No puedo sacarme el nudo de la garganta. No lo puedo largar, tampoco lo puedo tragar. Está ahí, siempre presente, a flor de piel. Con el llanto al roce del aire. Con la mirada perdida en cada momento desocupado. Con mil palabras sin decir. Quizás debería dejar de sentir culpa. Pero es difícil, casi tan difícil como pensar la vida que me queda sin él. Casi más difícil que avanzar. Dicen que el tiempo cura todas las heridas, que todo pasa, que siempre todo es para mejor. Siempre lo creí, creo que aplica para la gran mayoría de las situaciones de la vida, REALMENTE LO CREO, pero no para la muerte de alguien tan importante en nuestras vidas como son nuestros viejos. ¿Cómo puede alguien creer que la pérdida de uno de tus padres,..., que esa herida algún día se cerrará? Es imposible. A lo sumo, me acostumbraré a que alguien me falte, y con ese alguien me falte de todo y me sienta incompleta y con un dejo de tristeza. No lo veo como algo malo, es parte de lo que digo siempre, de aprender, de crecer, de madurar, de la vida. Es la rueda de la vida. Pero me pregunto lo que pregunté una vez cuando era chiquita: ¿por qué no podemos vivir eternamente sin que nadie se nos vaya y vivir felices para siempre?

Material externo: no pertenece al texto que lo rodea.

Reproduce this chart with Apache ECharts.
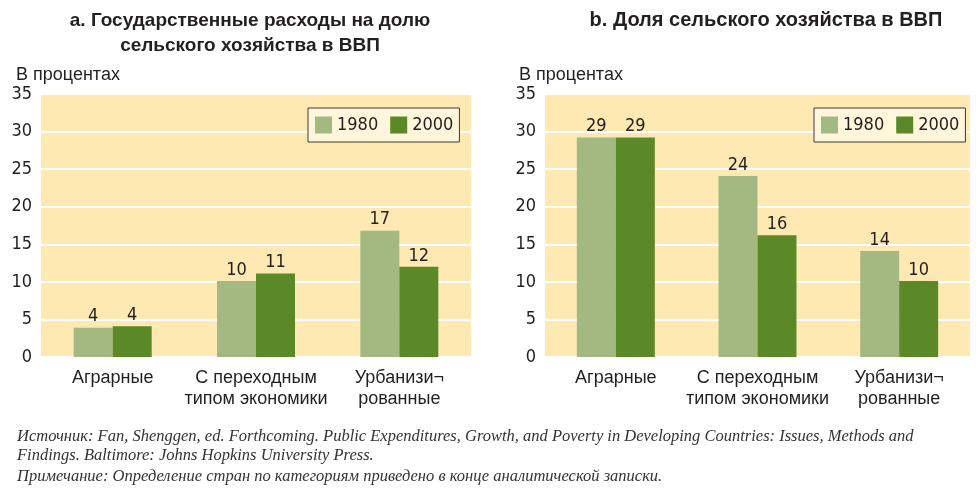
<!DOCTYPE html>
<html>
<head>
<meta charset="utf-8">
<script src="https://cdn.jsdelivr.net/npm/echarts@6/dist/echarts.min.js"></script>
<style>
  html, body { margin: 0; padding: 0; background: #fff; }
  #chart { width: 976px; height: 489px; }
</style>
</head>
<body>
<div id="chart"></div>
<script>
const categories = ['Аграрные', 'С переходным\nтипом экономики', 'Урбанизи¬\nрованные'];
const spend1980 = [3.9, 10.1, 16.8];
const spend2000 = [4.1, 11.1, 12.0];
const share1980 = [29.2, 24.1, 14.1];
const share2000 = [29.2, 16.2, 10.1];
const yTicks = [0, 5, 10, 15, 20, 25, 30, 35];

const c1980 = '#a4b982';
const c2000 = '#5b8927';
const plotBg = '#fde9b1';
const ink = '#231f20';
const numFont = '"DejaVu Sans Condensed", sans-serif';
const textFont = '"Liberation Sans", Arial, sans-serif';
const noteFont = '"Liberation Serif", serif';

const chart = echarts.init(document.getElementById('chart'));

const makeBar = (name, data, color, idx) => ({
    name: name,
    type: 'bar',
    xAxisIndex: idx,
    yAxisIndex: idx,
    data: data,
    barWidth: 39,
    barGap: '0%',
    itemStyle: { color: color },
    label: {
        show: true,
        position: 'top',
        distance: 2,
        color: ink,
        fontFamily: numFont,
        fontSize: 18,
        formatter: p => Math.round(p.value)
    }
});

const makeX = (idx) => ({
    type: 'category',
    gridIndex: idx,
    data: categories,
    axisLine: { show: false },
    axisTick: { show: false },
    axisLabel: {
        interval: 0,
        color: ink,
        fontFamily: textFont,
        fontSize: 18,
        lineHeight: 21,
        margin: 11
    }
});

const makeY = (idx) => ({
    type: 'value',
    gridIndex: idx,
    min: 0,
    max: 35,
    interval: 5,
    axisLine: { show: false },
    axisTick: { show: false },
    axisLabel: {
        color: ink,
        fontFamily: numFont,
        fontSize: 18,
        margin: 9,
        formatter: v => yTicks.includes(v) ? String(v) : ''
    },
    splitLine: { show: true, lineStyle: { color: '#ffffff', width: 2 } }
});

const legendBox = (left) => ({
    data: ['1980', '2000'],
    left: left,
    top: 108,
    orient: 'horizontal',
    backgroundColor: '#fff6dc',
    borderColor: '#3a3a3a',
    borderWidth: 1,
    borderRadius: 0,
    padding: [8, 6, 8, 7],
    itemWidth: 17,
    itemHeight: 17,
    itemGap: 12,
    icon: 'rect',
    textStyle: { color: ink, fontFamily: numFont, fontSize: 18 }
});

chart.setOption({
    animation: false,
    title: [
        {
            text: 'a. Государственные расходы на долю\nсельского хозяйства в ВВП',
            left: 245, top: 3, textAlign: 'center',
            textStyle: { color: ink, fontFamily: textFont, fontSize: 19, fontWeight: 'bold', lineHeight: 25 }
        },
        {
            text: 'b. Доля сельского хозяйства в ВВП',
            left: 761, top: 3, textAlign: 'center',
            textStyle: { color: ink, fontFamily: textFont, fontSize: 20, fontWeight: 'bold', lineHeight: 25 }
        },
        {
            text: 'В процентах', left: 11, top: 61,
            textStyle: { color: ink, fontFamily: textFont, fontSize: 18, fontWeight: 'normal' }
        },
        {
            text: 'В процентах', left: 514, top: 61,
            textStyle: { color: ink, fontFamily: textFont, fontSize: 18, fontWeight: 'normal' }
        },
        {
            text: 'Источник: Fan, Shenggen, ed. Forthcoming. Public Expenditures, Growth, and Poverty in Developing Countries: Issues, Methods and\nFindings. Baltimore: Johns Hopkins University Press.',
            left: 12, top: 422,
            textStyle: { color: '#333', fontFamily: noteFont, fontStyle: 'italic', fontSize: 16.5, fontWeight: 'normal', lineHeight: 19 }
        },
        {
            text: 'Примечание: Определение стран по категориям приведено в конце аналитической записки.',
            left: 12, top: 463,
            textStyle: { color: '#333', fontFamily: noteFont, fontStyle: 'italic', fontSize: 16.5, fontWeight: 'normal' }
        }
    ],
    legend: [legendBox(308), legendBox(814)],
    grid: [
        { left: 41, top: 94, width: 430, height: 263, backgroundColor: plotBg, show: true, borderWidth: 0 },
        { left: 545, top: 94, width: 425, height: 263, backgroundColor: plotBg, show: true, borderWidth: 0 }
    ],
    xAxis: [makeX(0), makeX(1)],
    yAxis: [makeY(0), makeY(1)],
    series: [
        makeBar('1980', spend1980, c1980, 0),
        makeBar('2000', spend2000, c2000, 0),
        makeBar('1980', share1980, c1980, 1),
        makeBar('2000', share2000, c2000, 1)
    ]
});
</script>
</body>
</html>
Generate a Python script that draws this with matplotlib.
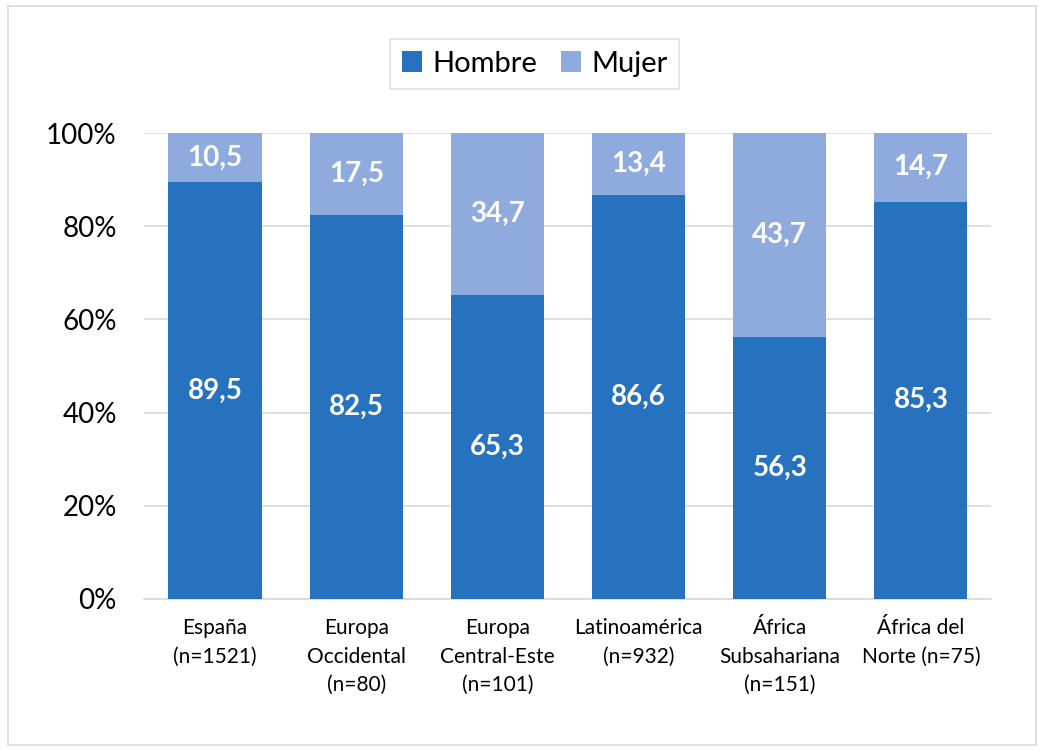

No todo se supera, no todo pasa. Tal vez es que simplemente nos acostumbramos a vivir sin determinadas personas a nuestro lado, nos quedamos generalmente con lo más lindo guardado en un precioso pedazo de nuestro corazón, y a seguir la vida. Sé que es lo que le gustaría, aunque  no nos decía las cosas, estoy completamente segura de que lo que más le hubiera gustado era vernos a todos juntos, y felices. 


Es difícil ser feliz sin vos, pero no puedo no intentarlo. Eso es lo que te regalo. Pero lo que no podés pedirme es que no te extrañe.